- Dataset extract:

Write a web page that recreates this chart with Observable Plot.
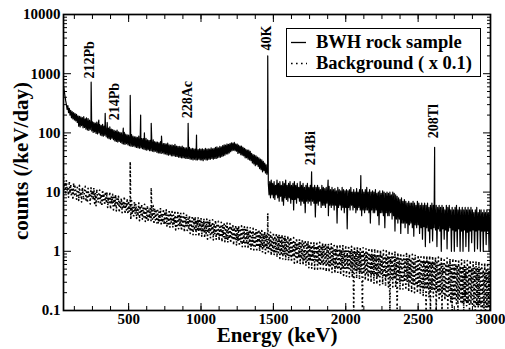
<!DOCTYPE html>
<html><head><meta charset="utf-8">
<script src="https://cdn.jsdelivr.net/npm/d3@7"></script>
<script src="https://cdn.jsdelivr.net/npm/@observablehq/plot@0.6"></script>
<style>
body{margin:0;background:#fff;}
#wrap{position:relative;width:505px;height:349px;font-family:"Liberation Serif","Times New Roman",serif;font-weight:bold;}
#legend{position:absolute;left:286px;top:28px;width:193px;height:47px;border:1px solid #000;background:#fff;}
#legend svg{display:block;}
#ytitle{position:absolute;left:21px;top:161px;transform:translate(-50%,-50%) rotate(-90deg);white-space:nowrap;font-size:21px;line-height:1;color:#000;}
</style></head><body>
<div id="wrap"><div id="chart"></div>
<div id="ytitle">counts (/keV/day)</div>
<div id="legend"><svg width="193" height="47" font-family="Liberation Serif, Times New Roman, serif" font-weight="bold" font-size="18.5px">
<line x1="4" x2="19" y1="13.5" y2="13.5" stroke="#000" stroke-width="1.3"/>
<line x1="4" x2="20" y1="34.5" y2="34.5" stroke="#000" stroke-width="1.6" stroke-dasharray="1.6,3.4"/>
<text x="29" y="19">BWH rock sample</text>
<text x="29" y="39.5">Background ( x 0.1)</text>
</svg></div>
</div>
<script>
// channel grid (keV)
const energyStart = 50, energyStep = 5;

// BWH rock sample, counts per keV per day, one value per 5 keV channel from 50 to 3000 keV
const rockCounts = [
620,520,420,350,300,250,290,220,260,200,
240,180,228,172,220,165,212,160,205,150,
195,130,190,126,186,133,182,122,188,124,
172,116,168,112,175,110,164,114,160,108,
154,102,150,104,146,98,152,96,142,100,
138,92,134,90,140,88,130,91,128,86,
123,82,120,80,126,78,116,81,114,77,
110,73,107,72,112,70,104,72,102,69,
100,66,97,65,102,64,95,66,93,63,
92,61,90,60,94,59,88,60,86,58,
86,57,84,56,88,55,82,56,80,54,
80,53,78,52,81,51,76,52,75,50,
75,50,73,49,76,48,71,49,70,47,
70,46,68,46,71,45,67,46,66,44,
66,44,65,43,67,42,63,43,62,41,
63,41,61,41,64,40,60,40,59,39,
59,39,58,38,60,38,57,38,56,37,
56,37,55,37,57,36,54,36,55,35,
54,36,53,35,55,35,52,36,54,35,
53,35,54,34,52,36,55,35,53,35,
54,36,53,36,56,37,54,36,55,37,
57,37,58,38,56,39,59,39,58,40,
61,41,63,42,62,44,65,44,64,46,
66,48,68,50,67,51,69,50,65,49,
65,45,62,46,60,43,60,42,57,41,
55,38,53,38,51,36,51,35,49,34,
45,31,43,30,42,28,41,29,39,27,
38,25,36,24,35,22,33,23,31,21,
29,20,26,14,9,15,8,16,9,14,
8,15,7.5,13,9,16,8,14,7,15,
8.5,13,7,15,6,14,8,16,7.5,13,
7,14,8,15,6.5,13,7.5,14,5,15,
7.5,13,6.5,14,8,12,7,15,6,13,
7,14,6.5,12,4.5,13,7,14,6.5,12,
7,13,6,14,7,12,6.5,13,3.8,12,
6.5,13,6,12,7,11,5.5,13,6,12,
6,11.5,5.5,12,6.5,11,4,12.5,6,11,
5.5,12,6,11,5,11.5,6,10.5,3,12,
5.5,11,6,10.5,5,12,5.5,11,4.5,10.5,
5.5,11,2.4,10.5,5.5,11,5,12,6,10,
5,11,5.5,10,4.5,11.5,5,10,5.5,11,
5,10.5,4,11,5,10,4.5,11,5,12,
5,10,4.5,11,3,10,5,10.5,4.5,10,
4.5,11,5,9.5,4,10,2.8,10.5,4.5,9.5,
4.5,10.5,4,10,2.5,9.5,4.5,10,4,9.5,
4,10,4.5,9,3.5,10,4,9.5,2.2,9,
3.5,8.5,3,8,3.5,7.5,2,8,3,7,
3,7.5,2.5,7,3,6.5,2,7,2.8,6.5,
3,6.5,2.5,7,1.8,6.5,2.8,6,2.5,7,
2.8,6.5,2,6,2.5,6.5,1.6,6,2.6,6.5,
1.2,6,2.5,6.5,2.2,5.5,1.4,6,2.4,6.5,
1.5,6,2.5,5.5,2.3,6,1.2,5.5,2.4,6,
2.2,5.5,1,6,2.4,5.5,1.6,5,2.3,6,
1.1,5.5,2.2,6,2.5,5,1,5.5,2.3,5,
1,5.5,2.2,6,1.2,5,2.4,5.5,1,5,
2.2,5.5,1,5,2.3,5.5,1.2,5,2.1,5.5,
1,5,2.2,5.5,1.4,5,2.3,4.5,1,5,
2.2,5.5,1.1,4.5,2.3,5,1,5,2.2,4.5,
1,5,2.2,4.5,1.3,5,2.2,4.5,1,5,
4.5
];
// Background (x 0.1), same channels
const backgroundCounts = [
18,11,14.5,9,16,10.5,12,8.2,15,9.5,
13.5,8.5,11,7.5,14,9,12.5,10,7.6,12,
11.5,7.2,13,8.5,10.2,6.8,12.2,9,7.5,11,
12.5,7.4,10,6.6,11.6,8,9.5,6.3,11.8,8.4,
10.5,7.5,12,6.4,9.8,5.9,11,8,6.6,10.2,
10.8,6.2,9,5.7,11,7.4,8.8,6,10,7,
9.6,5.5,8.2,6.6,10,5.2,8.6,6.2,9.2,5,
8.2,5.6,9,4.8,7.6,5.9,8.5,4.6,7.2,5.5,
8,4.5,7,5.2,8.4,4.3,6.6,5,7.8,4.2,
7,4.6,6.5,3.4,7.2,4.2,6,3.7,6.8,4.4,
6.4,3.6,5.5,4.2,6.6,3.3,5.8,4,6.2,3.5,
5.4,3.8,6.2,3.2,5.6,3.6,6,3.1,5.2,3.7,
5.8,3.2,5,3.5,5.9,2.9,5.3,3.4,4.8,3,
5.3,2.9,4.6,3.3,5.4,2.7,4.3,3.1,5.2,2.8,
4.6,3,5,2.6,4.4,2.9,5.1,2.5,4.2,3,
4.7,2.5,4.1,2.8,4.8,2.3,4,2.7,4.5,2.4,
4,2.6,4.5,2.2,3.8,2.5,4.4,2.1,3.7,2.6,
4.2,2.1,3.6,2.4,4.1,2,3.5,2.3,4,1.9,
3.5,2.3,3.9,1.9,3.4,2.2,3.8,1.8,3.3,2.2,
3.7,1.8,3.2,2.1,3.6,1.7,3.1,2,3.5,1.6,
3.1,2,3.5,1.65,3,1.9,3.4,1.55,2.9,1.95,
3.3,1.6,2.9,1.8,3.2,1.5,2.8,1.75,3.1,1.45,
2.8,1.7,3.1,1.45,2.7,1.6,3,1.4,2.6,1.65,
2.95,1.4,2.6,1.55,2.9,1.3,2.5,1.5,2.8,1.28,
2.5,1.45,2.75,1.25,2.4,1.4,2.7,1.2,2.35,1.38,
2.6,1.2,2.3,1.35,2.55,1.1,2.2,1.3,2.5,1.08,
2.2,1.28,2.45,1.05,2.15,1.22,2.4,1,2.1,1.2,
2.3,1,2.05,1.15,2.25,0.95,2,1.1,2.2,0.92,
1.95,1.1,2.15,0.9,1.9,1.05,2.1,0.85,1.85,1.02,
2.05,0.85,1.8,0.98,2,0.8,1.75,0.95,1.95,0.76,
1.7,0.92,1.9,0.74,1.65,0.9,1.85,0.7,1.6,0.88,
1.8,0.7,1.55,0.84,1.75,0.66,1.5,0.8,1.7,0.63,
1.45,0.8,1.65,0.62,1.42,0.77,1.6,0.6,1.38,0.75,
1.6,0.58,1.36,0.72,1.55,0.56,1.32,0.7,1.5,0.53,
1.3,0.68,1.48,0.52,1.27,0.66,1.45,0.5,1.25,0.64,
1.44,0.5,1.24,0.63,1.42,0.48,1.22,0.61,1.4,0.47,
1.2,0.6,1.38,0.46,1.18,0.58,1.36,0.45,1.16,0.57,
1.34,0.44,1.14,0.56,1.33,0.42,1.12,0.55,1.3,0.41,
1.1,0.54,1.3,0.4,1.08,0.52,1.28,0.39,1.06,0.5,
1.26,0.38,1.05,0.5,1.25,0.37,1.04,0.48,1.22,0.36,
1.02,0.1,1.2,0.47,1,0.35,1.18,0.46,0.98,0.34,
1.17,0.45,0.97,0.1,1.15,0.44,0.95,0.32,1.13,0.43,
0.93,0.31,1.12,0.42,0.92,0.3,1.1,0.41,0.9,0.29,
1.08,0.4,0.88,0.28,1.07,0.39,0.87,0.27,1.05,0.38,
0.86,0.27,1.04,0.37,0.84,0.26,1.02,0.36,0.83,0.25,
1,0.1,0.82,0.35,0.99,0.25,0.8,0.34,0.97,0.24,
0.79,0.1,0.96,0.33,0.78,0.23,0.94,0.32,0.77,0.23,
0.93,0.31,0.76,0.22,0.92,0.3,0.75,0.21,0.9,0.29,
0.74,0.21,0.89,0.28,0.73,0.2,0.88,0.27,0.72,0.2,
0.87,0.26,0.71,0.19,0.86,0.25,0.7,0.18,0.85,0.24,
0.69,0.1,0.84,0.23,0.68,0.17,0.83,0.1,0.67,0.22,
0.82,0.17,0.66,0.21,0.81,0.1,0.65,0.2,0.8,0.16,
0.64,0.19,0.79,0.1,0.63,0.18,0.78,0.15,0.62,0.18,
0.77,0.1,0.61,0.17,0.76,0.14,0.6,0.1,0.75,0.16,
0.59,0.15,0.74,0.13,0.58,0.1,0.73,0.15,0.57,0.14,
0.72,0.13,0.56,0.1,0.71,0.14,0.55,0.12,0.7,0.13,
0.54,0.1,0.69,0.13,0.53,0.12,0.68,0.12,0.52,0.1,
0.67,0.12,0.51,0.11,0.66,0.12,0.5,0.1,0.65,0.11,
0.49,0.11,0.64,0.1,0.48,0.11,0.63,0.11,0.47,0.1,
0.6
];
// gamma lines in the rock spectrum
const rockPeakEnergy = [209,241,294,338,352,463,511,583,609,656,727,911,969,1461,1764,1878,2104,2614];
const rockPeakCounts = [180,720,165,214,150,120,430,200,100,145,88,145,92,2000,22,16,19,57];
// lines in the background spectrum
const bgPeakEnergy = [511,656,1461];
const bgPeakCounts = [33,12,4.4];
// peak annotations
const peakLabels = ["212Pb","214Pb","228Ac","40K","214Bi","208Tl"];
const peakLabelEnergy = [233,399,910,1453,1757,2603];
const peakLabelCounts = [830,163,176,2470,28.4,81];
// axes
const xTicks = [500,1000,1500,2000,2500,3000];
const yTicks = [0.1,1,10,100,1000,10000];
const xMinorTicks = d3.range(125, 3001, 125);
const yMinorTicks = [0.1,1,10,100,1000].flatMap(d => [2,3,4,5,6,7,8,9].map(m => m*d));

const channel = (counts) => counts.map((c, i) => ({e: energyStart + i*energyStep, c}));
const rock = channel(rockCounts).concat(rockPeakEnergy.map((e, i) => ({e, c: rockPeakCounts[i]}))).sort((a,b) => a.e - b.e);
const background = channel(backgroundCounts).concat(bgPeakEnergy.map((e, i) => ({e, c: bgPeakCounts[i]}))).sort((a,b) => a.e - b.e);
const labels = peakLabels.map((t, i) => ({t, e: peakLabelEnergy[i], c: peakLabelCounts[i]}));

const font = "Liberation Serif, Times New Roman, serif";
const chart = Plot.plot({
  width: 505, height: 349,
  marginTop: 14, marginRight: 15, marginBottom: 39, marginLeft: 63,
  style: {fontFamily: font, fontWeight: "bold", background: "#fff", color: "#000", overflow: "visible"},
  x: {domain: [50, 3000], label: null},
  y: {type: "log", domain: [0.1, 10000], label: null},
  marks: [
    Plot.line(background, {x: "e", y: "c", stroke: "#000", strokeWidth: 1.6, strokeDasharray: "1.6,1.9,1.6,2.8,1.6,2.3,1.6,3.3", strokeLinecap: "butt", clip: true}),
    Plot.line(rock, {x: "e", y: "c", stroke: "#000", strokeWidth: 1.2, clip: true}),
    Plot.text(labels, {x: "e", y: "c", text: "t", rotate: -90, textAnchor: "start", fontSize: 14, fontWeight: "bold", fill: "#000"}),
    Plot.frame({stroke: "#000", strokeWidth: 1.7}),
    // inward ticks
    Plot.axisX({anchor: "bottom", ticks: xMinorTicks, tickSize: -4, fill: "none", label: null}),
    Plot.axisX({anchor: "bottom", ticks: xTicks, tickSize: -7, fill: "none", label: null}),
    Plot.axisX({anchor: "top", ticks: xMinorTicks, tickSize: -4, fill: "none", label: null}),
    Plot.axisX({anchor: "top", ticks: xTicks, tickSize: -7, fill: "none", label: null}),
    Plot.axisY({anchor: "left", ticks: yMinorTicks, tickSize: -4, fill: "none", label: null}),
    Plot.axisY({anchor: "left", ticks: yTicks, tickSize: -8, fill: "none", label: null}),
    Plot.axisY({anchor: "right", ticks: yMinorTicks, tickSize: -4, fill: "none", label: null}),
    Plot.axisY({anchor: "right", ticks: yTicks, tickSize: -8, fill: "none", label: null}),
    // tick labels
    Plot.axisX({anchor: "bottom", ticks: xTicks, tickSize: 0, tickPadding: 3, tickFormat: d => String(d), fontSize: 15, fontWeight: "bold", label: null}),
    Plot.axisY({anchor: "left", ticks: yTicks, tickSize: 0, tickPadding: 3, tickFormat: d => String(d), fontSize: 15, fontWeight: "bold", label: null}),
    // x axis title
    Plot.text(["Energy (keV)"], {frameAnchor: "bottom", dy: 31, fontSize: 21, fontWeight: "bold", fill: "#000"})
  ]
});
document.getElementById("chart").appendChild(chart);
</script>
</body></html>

- What to work on: Copy each line of the data above that holds "chart".

- Solution to the exercise:
Write a web page that recreates this chart with Observable Plot.
<div id="wrap"><div id="chart"></div>
const chart = Plot.plot({
document.getElementById("chart").appendChild(chart);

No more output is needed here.